Shaky (1966-1972), Stanford Research Institute’s mobile AI platform, and the Google Street View car. The project of Artificial Intelligence has undergone a radical unbundling. Many of its sub-disciplines such as computer vision, machine learning, and natural language processing have become real technologies that permeate our world. However the overall metaphor of an artificial human-like intelligence has failed. We are currently struggling to replace that metaphor with new ways of understanding these technologies as they are actually deployed.
At the end of the 1966 spring term, Seymour Papert, a professor in MIT’s Computer Science and Artificial Intelligence Laboratory (CSAIL) initiated the Summer Vision Project, “an attempt to use our summer workers effectively in the construction of a significant part of a visual system” for computers. The problems Papert expected his students to overcome included “pattern recognition”, “figure-ground analysis”, “region description”, and “object identification”.
Papert had assigned a group of graduate students the task of solving computer vision as a summer homework assignment. He thought computer vision would make a good summer project because, unlike many other problems in the field of AI, “it can be segmented into sub-problems which allow individuals to work independently”. In other words, unlike “general intelligence”, “machine creativity”, and the other high-level problems in the AI program, computer vision seemed tractable.
Thirty five years later computer vision is a major sub-discipline of computer science with dozens of journals, hundreds of active researchers, and thousands of published papers. It’s a field that’s made substantial breakthroughs, particularly in the last few years. Many of its results are actively deployed in products you encounter every day, from Facebook’s face tagging to the Microsoft Kinect. But I doubt any of today’s researchers would call any of the problems Papert set for his grad students ‘solved’.
Papert and his graduate students were part of an Artificial Intelligence group within CSAIL lead by John McCarthy and Marvin Minsky. McCarthy defined the group’s mission as “getting a computer to do things which, when done by people, are said to involve intelligence”. In practice, they translated this goal into a set of computer science disciplines such as computer vision, natural language processing, machine learning, document search, text analysis, and robotic navigation and manipulation.

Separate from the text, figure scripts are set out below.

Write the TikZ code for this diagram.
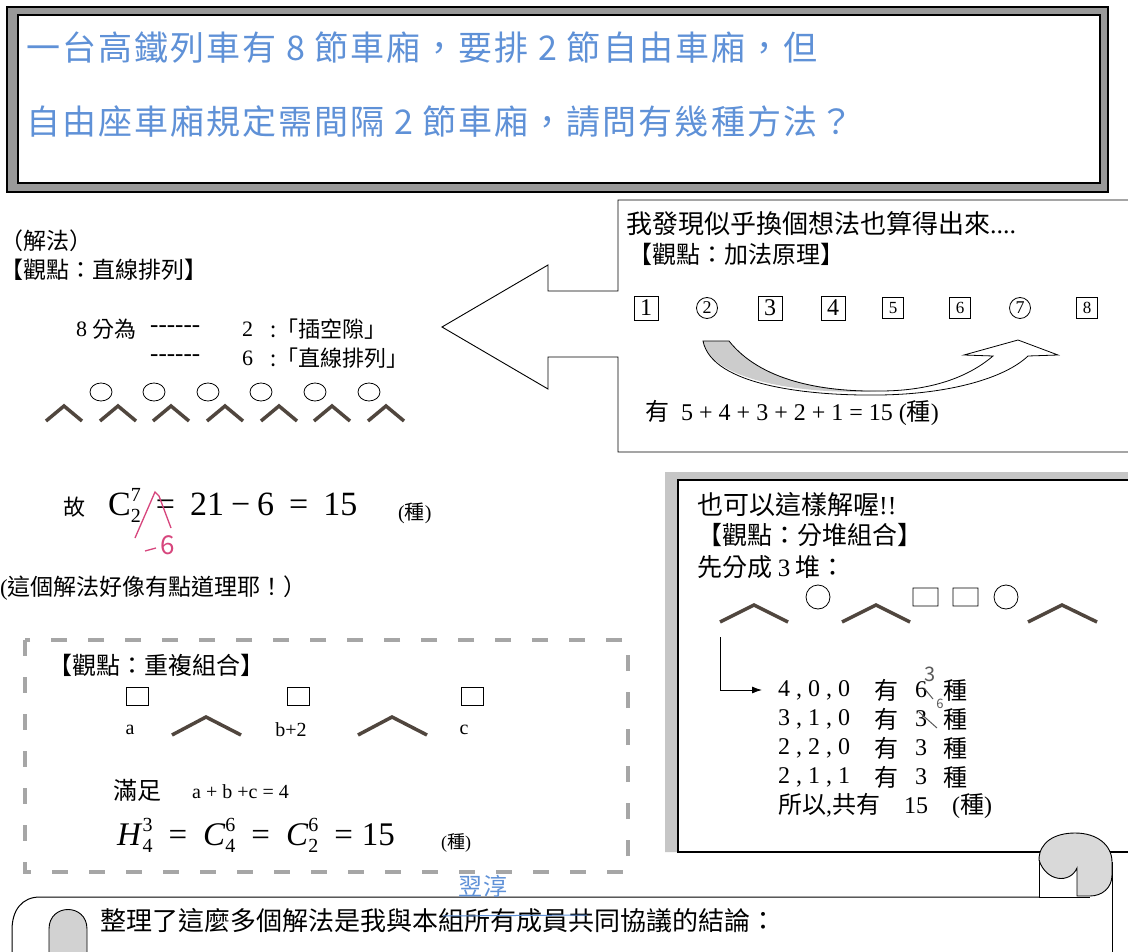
\documentclass[tikz,border=0pt]{standalone}
\usepackage{fontspec}
\setmainfont{Liberation Serif}
\newfontfamily\cjk{Noto Sans CJK TC}
\newfontfamily\handfont[LetterSpace=6]{Noto Sans CJK TC}
\usetikzlibrary{arrows.meta}
\newcommand\setfs[1]{\fontsize{#1}{#1}\selectfont}
\newcommand\supsub[2]{\rlap{\raisebox{14pt}{\setfs{20}#1}}\raisebox{-7pt}{\setfs{20}#2}}
\definecolor{inkblue}{RGB}{95,145,215}
\definecolor{inkred}{RGB}{215,70,125}
\definecolor{inkgray}{RGB}{90,90,90}
\definecolor{hatcol}{RGB}{80,70,62}
\tikzset{
  txt/.style={inner sep=0pt, anchor=west},
  hat/.style={draw=hatcol, line width=3.5pt},
  numbox/.style={draw, line width=0.8pt, inner sep=0pt, minimum size=24pt},
  smallbox/.style={draw, line width=0.8pt, inner sep=0pt, minimum size=21pt},
  ring/.style={draw, circle, line width=0.8pt, inner sep=0pt, minimum size=21pt},
  dashline/.style={draw=gray!70, line width=4pt, dash pattern=on 16pt off 21pt},
}
\begin{document}
\begin{tikzpicture}[x=1pt,y=-1pt]
   \useasboundingbox (0,0) rectangle (1128,952);
   \fill[white] (0,0) rectangle (1128,952);

   % problem frame
   \fill[black!40,even odd rule] (7,7) rectangle (1108,192) (18,15) rectangle (1100,183);
   \draw[line width=1.6pt] (7,7) rectangle (1108,192);
   \draw[line width=1.6pt] (18,15) rectangle (1100,183);
   \node[txt,text=inkblue,font=\handfont\setfs{34}] (q1) at (26,48) {一台高鐵列車有 8 節車廂，要排 2 節自由車廂，但};
   \node[txt,text=inkblue,font=\handfont\setfs{34}] (q2) at (26,122) {自由座車廂規定需間隔 2 節車廂，請問有幾種方法？};

   % straight line view
   \node[txt,font=\cjk\setfs{23}] (sol) at (0,241) {（解法）};
   \node[txt,font=\cjk\setfs{23}] (view1) at (0,270) {【觀點：直線排列】};
   \node[txt,font=\setfs{22}] (eight) at (76,329) {8};
   \node[txt,font=\cjk\setfs{22}] (split) at (92,329) {分為};
   \node[txt,font=\setfs{25}] (d1) at (150,329) {-{}-{}-{}-{}-{}-};
   \node[txt,font=\setfs{22}] (two) at (242,329) {2};
   \node[txt,font=\cjk\setfs{22}] (gap) at (270,329) {:「插空隙」};
   \node[txt,font=\setfs{25}] (d2) at (150,358) {-{}-{}-{}-{}-{}-};
   \node[txt,font=\setfs{22}] (six) at (242,358) {6};
   \node[txt,font=\cjk\setfs{22}] (line) at (270,358) {:「直線排列」};
   \draw[line width=0.8pt] (101,392) ellipse (11pt and 9pt) (154,392) ellipse (11pt and 9pt)
      (208,392) ellipse (11pt and 9pt) (261,392) ellipse (11pt and 9pt)
      (315,392) ellipse (11pt and 9pt) (369,392) ellipse (11pt and 9pt);
   \draw[hat] (46,421) -- (64,406) -- (82,421) (100,421) -- (118,406) -- (136,421)
      (153,421) -- (171,406) -- (189,421) (207,421) -- (225,406) -- (243,421)
      (261,421) -- (279,406) -- (297,421) (314,421) -- (332,406) -- (350,421)
      (368,421) -- (386,406) -- (404,421);

   % big arrow and addition box
   \draw[line width=0.9pt] (1128,200) -- (618,200) -- (618,291) -- (548,291) -- (548,265) -- (442,327)
      -- (548,389) -- (548,357) -- (618,357) -- (618,452) -- (1128,452);
   \node[txt,font=\cjk\setfs{26}] (idea) at (626,224) {我發現似乎換個想法也算得出來{\rmfamily....}};
   \node[txt,font=\cjk\setfs{24}] (view2) at (628,254) {【觀點：加法原理】};
   \node[numbox,font=\setfs{24}] (c1) at (646,308) {1};
   \node[ring,font=\setfs{18}] (c2) at (707,308) {2};
   \node[numbox,font=\setfs{24}] (c3) at (770,308) {3};
   \node[numbox,font=\setfs{24}] (c4) at (833,308) {4};
   \node[smallbox,font=\setfs{17}] (c5) at (893,308) {5};
   \node[smallbox,font=\setfs{17}] (c6) at (960,308) {6};
   \node[ring,font=\setfs{18}] (c7) at (1020,308) {7};
   \node[smallbox,font=\setfs{17}] (c8) at (1087,308) {8};
   \fill[gray!40] (703,341) -- (729,341) .. controls (760,380) and (820,391) .. (880,391)
      .. controls (820,395) and (712,385) .. (703,341) -- cycle;
   \draw[line width=0.8pt] (703,341) .. controls (712,386) and (810,396) .. (880,395)
      .. controls (950,394) and (1005,378) .. (1028,356) -- (1058,355) -- (1018,340) -- (964,355)
      -- (993,356) .. controls (965,380) and (925,391) .. (880,391)
      .. controls (820,392) and (760,380) .. (729,341) -- cycle;
   \node[txt,font=\setfs{24}] (sum) at (645,413) {{\cjk 有}\ \ 5 + 4 + 3 + 2 + 1 = 15 ({\cjk 種})};

   % result of straight line view
   \node[txt,font=\cjk\setfs{22}] (gu) at (63,507) {故};
   \node[txt,font=\setfs{34}] (c72) at (108,505) {C\supsub{7}{2}\hspace{15pt}=\hspace{15pt}21\hspace{7pt}−\hspace{7pt}6\hspace{15pt}=\hspace{15pt}15};
   \node[txt,font=\setfs{20}] (kind1) at (398,513) {({\cjk 種})};
   \draw[inkred,line width=1.3pt] (135,538) -- (155,492) -- (159,496) -- (171,528);
   \draw[inkred,line width=1.3pt] (145,551) -- (156,548);
   \node[text=inkred,font=\handfont\setfs{26}] (red6) at (168,545) {6};
   \node[txt,font=\cjk\setfs{23}] (remark) at (0,588) {{\rmfamily(}這個解法好像有點道理耶！）};

   % repeated combination view
   \draw[dashline] (25,640) rectangle (628,872);
   \node[txt,font=\cjk\setfs{24}] (view3) at (48,665) {【觀點：重複組合】};
   \draw[line width=0.8pt] (126,687) rectangle (148,705) (287,687) rectangle (309,705) (461,687) rectangle (483,705);
   \node[font=\setfs{20}] (la) at (130,730) {a};
   \node[font=\setfs{20}] (lb) at (291,730) {b+2};
   \node[font=\setfs{20}] (lc) at (464,730) {c};
   \draw[hat] (172,735) -- (206,717) -- (241,735) (358,735) -- (392,717) -- (427,735);
   \node[txt,font=\cjk\setfs{24}] (meet) at (113,790) {滿足};
   \node[txt,font=\setfs{20}] (abc) at (192,792) {a + b +c = 4};
   \node[txt,font=\setfs{33}] (hform) at (117,835) {\textit{H}\supsub{3}{4}\hspace{16pt}=\hspace{16pt}\textit{C}\supsub{6}{4}\hspace{16pt}=\hspace{16pt}\textit{C}\supsub{6}{2}\hspace{16pt}=\hspace{9pt}15};
   \node[txt,font=\setfs{18}] (kind2) at (441,843) {({\cjk 種})};

   % grouping view
   \fill[gray!45] (665,472) -- (1128,472) -- (1128,480) -- (678,480) -- (678,852) -- (665,852) -- cycle;
   \draw[line width=1.2pt] (1128,480) -- (678,480) -- (678,852) -- (1128,852);
   \node[txt,font=\cjk\setfs{26}] (also) at (697,505) {也可以這樣解喔{\rmfamily!!}};
   \node[txt,font=\cjk\setfs{25}] (view4) at (697,535) {【觀點：分堆組合】};
   \node[txt,font=\cjk\setfs{25}] (three) at (697,567) {先分成 {\rmfamily 3} 堆：};
   \draw[hat] (720,622) -- (754,605) -- (788,622) (842,622) -- (876,605) -- (910,622)
      (1028,622) -- (1062,605) -- (1097,622);
   \draw[line width=0.8pt] (818,597) circle (12pt) (1006,597) circle (12pt)
      (913,588) rectangle (938,606) (953,588) rectangle (978,606);
   \node[txt,font=\setfs{24}] (r1) at (778,690) {4 , 0 , 0};
   \node[txt,font=\setfs{24}] (r2) at (778,719) {3 , 1 , 0};
   \node[txt,font=\setfs{24}] (r3) at (778,748) {2 , 2 , 0};
   \node[txt,font=\setfs{24}] (r4) at (778,777) {2 , 1 , 1};
   \node[font=\cjk\setfs{24}] (h1) at (886,690) {有};
   \node[font=\cjk\setfs{24}] (h2) at (886,719) {有};
   \node[font=\cjk\setfs{24}] (h3) at (886,748) {有};
   \node[font=\cjk\setfs{24}] (h4) at (886,777) {有};
   \node[font=\setfs{24}] (n1) at (921,690) {6};
   \node[font=\setfs{24}] (n2) at (921,719) {3};
   \node[font=\setfs{24}] (n3) at (921,748) {3};
   \node[font=\setfs{24}] (n4) at (921,777) {3};
   \node[font=\cjk\setfs{24}] (k1) at (955,690) {種};
   \node[font=\cjk\setfs{24}] (k2) at (955,719) {種};
   \node[font=\cjk\setfs{24}] (k3) at (955,748) {種};
   \node[font=\cjk\setfs{24}] (k4) at (955,777) {種};
   \node[txt,font=\cjk\setfs{24}] (total) at (778,806) {所以{\rmfamily,}共有\quad{\rmfamily 15}\quad{\rmfamily(}種{\rmfamily)}};
   \coordinate (elb) at (720,637);
   \draw[line width=0.9pt,-{Latex[length=10pt,width=7pt]},shorten >=16pt] (elb) |- (r1.west);
   \node[text=inkgray,font=\handfont\setfs{20}] (g3) at (930,674) {3};
   \node[text=inkgray,font=\handfont\setfs{13}] (g6) at (940,704) {6};
   \draw[inkgray,line width=1pt] (924,688) -- (933,699) (919,712) -- (937,728);

   % conclusion scroll
   \draw[line width=1pt] (12,952) -- (12,930) .. controls (12,910) and (22,897) .. (40,897) -- (1039,897);
   \filldraw[fill=gray!35,line width=0.9pt] (49,952) -- (49,929) .. controls (49,903) and (87,903) .. (87,929) -- (87,952);
   \node[txt,font=\cjk\setfs{26}] (concl) at (100,921) {整理了這麼多個解法是我與本組所有成員共同協議的結論：};
   \draw[inkblue,line width=1pt] (443,916) -- (587,915);
   \node[text=inkblue,font=\handfont\setfs{24}] (name) at (483,886) {翌淳};
   \filldraw[fill=gray!30,line width=0.9pt] (1039,860) .. controls (1039,842) and (1055,833) .. (1075,833)
      .. controls (1097,833) and (1112,845) .. (1112,862) -- (1112,875) .. controls (1112,888) and (1102,896) .. (1090,896)
      -- (1077,896) -- (1077,868) .. controls (1070,884) and (1046,882) .. (1039,860) -- cycle;
   \draw[line width=0.9pt] (1039,860) -- (1039,897) -- (1090,897);
   \draw[line width=1pt] (1112,862) -- (1112,952);
 \end{tikzpicture}
\end{document}
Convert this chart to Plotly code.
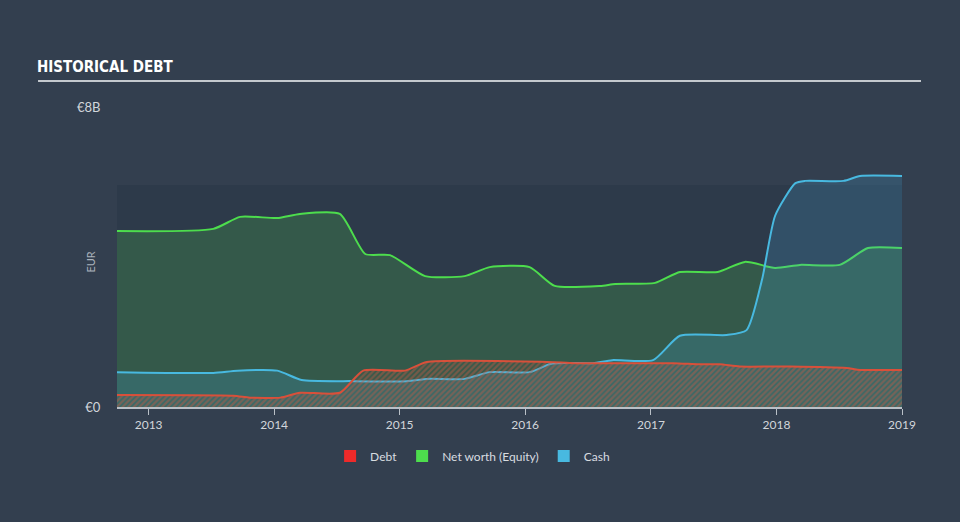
import plotly.graph_objects as go

# ---- data (values in billions of EUR) ----
equity_dates = ["2012-10-01", "2013-07-08", "2013-09-24", "2014-01-10", "2014-03-17", "2014-07-11",
                "2014-09-23", "2014-12-04", "2015-03-16", "2015-07-09", "2015-09-20", "2016-01-14",
                "2016-03-27", "2016-08-06", "2016-09-19", "2017-01-13", "2017-03-26", "2017-07-14",
                "2017-10-01", "2017-12-28", "2018-03-10", "2018-07-04", "2018-09-24", "2019-01-01"]
equity_vals = [4.69, 4.75, 5.07, 5.04, 5.15, 5.15,
               4.08, 4.05, 3.49, 3.49, 3.73, 3.73,
               3.23, 3.23, 3.28, 3.31, 3.60, 3.60,
               3.87, 3.71, 3.79, 3.79, 4.24, 4.24]

cash_dates = ["2012-10-01", "2013-07-08", "2013-09-16", "2014-01-10", "2014-03-22", "2014-08-19",
              "2015-01-22", "2015-03-21", "2015-07-09", "2015-09-20", "2016-01-14", "2016-03-19",
              "2016-07-16", "2016-09-10", "2017-01-07", "2017-03-26", "2017-08-09", "2017-10-06",
              "2017-11-20", "2017-12-28", "2018-02-25", "2018-03-25", "2018-07-15", "2018-09-01",
              "2019-01-01"]
cash_vals = [0.93, 0.91, 0.97, 0.97, 0.72, 0.69,
             0.69, 0.75, 0.75, 0.93, 0.93, 1.16,
             1.17, 1.25, 1.25, 1.90, 1.92, 2.05,
             3.40, 5.10, 5.97, 6.03, 6.03, 6.16,
             6.16]

debt_dates = ["2012-10-01", "2013-09-04", "2013-10-22", "2014-01-19", "2014-03-17", "2014-07-11",
              "2014-09-17", "2015-01-17", "2015-03-21", "2016-03-05", "2016-05-25", "2017-03-07",
              "2017-05-20", "2017-07-20", "2017-09-16", "2018-02-09", "2018-07-24", "2018-09-01",
              "2019-01-01"]
debt_vals = [0.32, 0.30, 0.25, 0.25, 0.38, 0.38,
             0.97, 0.97, 1.20, 1.20, 1.17, 1.17,
             1.14, 1.14, 1.08, 1.08, 1.04, 0.99,
             0.99]

y_tickvals = [0, 8]
y_ticktext = ["€0", "€8B"]
x_tickvals = ["2013-01-01", "2014-01-01", "2015-01-01", "2016-01-01", "2017-01-01", "2018-01-01", "2019-01-01"]
x_ticktext = ["2013", "2014", "2015", "2016", "2017", "2018", "2019"]

BG = "#333f4f"
GREEN = "#4ddd4d"
CYAN = "#48b9e0"
RED = "#d9503a"

fig = go.Figure()

fig.add_trace(go.Scatter(
    x=equity_dates, y=equity_vals, mode="lines", fill="tozeroy",
    line=dict(color=GREEN, width=2, shape="spline", smoothing=0.6),
    fillcolor="rgba(77,200,77,0.22)", showlegend=False, hoverinfo="skip"))
fig.add_trace(go.Scatter(
    x=cash_dates, y=cash_vals, mode="lines", fill="tozeroy",
    line=dict(color=CYAN, width=2, shape="spline", smoothing=0.6),
    fillcolor="rgba(72,170,220,0.2)", showlegend=False, hoverinfo="skip"))
fig.add_trace(go.Scatter(
    x=debt_dates, y=debt_vals, mode="lines", fill="tozeroy",
    line=dict(color=RED, width=2, shape="spline", smoothing=0.6),
    fillcolor="rgba(0,0,0,0)",
    fillpattern=dict(shape="/", fgcolor="rgba(195,90,70,0.9)", bgcolor="rgba(0,0,0,0)",
                     size=4, solidity=0.6),
    showlegend=False, hoverinfo="skip"))

# legend entries
for name, col in [("Debt", "#ee2a2a"), ("Net worth (Equity)", "#4ddd4d"), ("Cash", "#48b9e0")]:
    fig.add_trace(go.Scatter(x=[None], y=[None], mode="markers", name=name,
                             marker=dict(symbol="square", size=16, color=col)))

fig.update_layout(
    width=960, height=522,
    paper_bgcolor=BG, plot_bgcolor=BG,
    margin=dict(l=117, r=58, t=107, b=115),
    font=dict(family="Lato, Roboto, sans-serif", color="#d2d6db", size=12),
    title=dict(text="<b>HISTORICAL DEBT</b>", x=37 / 960, y=1 - 67 / 522,
               xref="container", yref="container", xanchor="left", yanchor="middle",
               font=dict(family="DejaVu Sans Condensed", size=15, color="#ffffff")),
    legend=dict(orientation="h", x=0.5 - 0.047, xanchor="center", y=-0.163, yanchor="middle",
                font=dict(size=12, color="#d8dce0"), bgcolor="rgba(0,0,0,0)",
                itemsizing="constant"),
    showlegend=True,
    shapes=[
        dict(type="rect", xref="paper", yref="y", x0=0, x1=1, y0=0, y1=5.92,
             fillcolor="#2d3a4a", line=dict(width=0), layer="below"),
        dict(type="line", xref="paper", yref="paper", x0=-0.1006, x1=1.0242, y0=1.0867, y1=1.0867,
             line=dict(color="#c4c9ce", width=2)),
    ],
    annotations=[
        dict(text="EUR", xref="paper", yref="paper", x=(82 - 117) / 785, y=0.483,
             textangle=-90, showarrow=False, font=dict(size=11, color="#aab2bb")),
    ],
)

fig.update_xaxes(
    type="date", range=["2012-10-01", "2019-01-01"],
    tickvals=x_tickvals, ticktext=x_ticktext,
    showgrid=False, zeroline=False,
    showline=True, linecolor="#b9c0c7", linewidth=1.5,
    ticks="outside", ticklen=6, tickcolor="#b9c0c7", tickwidth=1,
    tickfont=dict(size=12, color="#d2d6db"))
fig.update_yaxes(
    range=[0, 8], tickvals=y_tickvals, ticktext=y_ticktext,
    showgrid=False, zeroline=False, showline=False,
    ticks="outside", ticklen=13, tickcolor="rgba(0,0,0,0)",
    tickfont=dict(size=13, color="#d2d6db"))

fig.write_html("out.html")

Over the last generation, each of these disciplines underwent similar arcs of development as computer vision: slow painstaking progress for decades punctuated by rapid growth sometime in the last twenty years resulting in increasingly practical adoption and acculturation. However, as they developed they showed no tendency to become more like McCarthy and Minsky’s vision of AI. Instead they accumulated conventional human and cultural uses. Shaky became the Google Street View car and begat 9-eyes. The semantic web became Twitter and Facebook and begat @dogsdoingthings. Machine learning became Bayesian spam filtering and begat Flarf poetry.
Now, looking back on them as mature disciplines, there’s little to be seen in these fields of their AI parentage. None of them seems to be on the verge of some Singularitarian breakthrough. Each of them is part of an ongoing historical process of technical and cultural co-evolution. Certainly these fields’ cultural and technological development overlap and relate and there’s a growing sense of them as some kind of new cultural zeitgeist, but, as Bruce Sterling has said, AI feels like “a bad metaphor” for them as a whole. While these technologies had their birth in the AI project, the signature themes of AI — “planning”, “general intelligence”, “machine creativity”, etc. — don’t do much to describe the way we experience them in their daily deployment.
What we need now is a new set of mental models and design procedures that address these technologies as they actually exist. We need a way to think of them as real objects that shape our world (in both its social and inanimate components) rather than as incomplete predecessors to some always-receding AI vision.
Rather than personifying these seeing-machines, embodying them as big burly Republican governor-types, we should try to imagine how they’ll change our roads both for blind people like Steve Mahan here as well as for all of the street signs, concrete embankments, orange traffic cones, and overpasses out there.
As I’ve written elsewhere I believe that the New Aesthetic is the rumblings of us beginning to do just this: to think through these new technologies outside of their AI framing with a close attention to their impact on other objects as well as ourselves. Projects like Adam Harvey’s CV Dazzle are replacing the AI understanding of computer vision embodied by the Terminator HUD with one based on the actual internal processes of face detection algorithms.
Rather than trying to imagine how computers will eventually think, we’ve started to examine how they currently compute. The “Clink. Clank. Think.” of the famous Time Magazine cover of IBM’s Thomas Watson is becoming “Sensor. Pixel. Print.”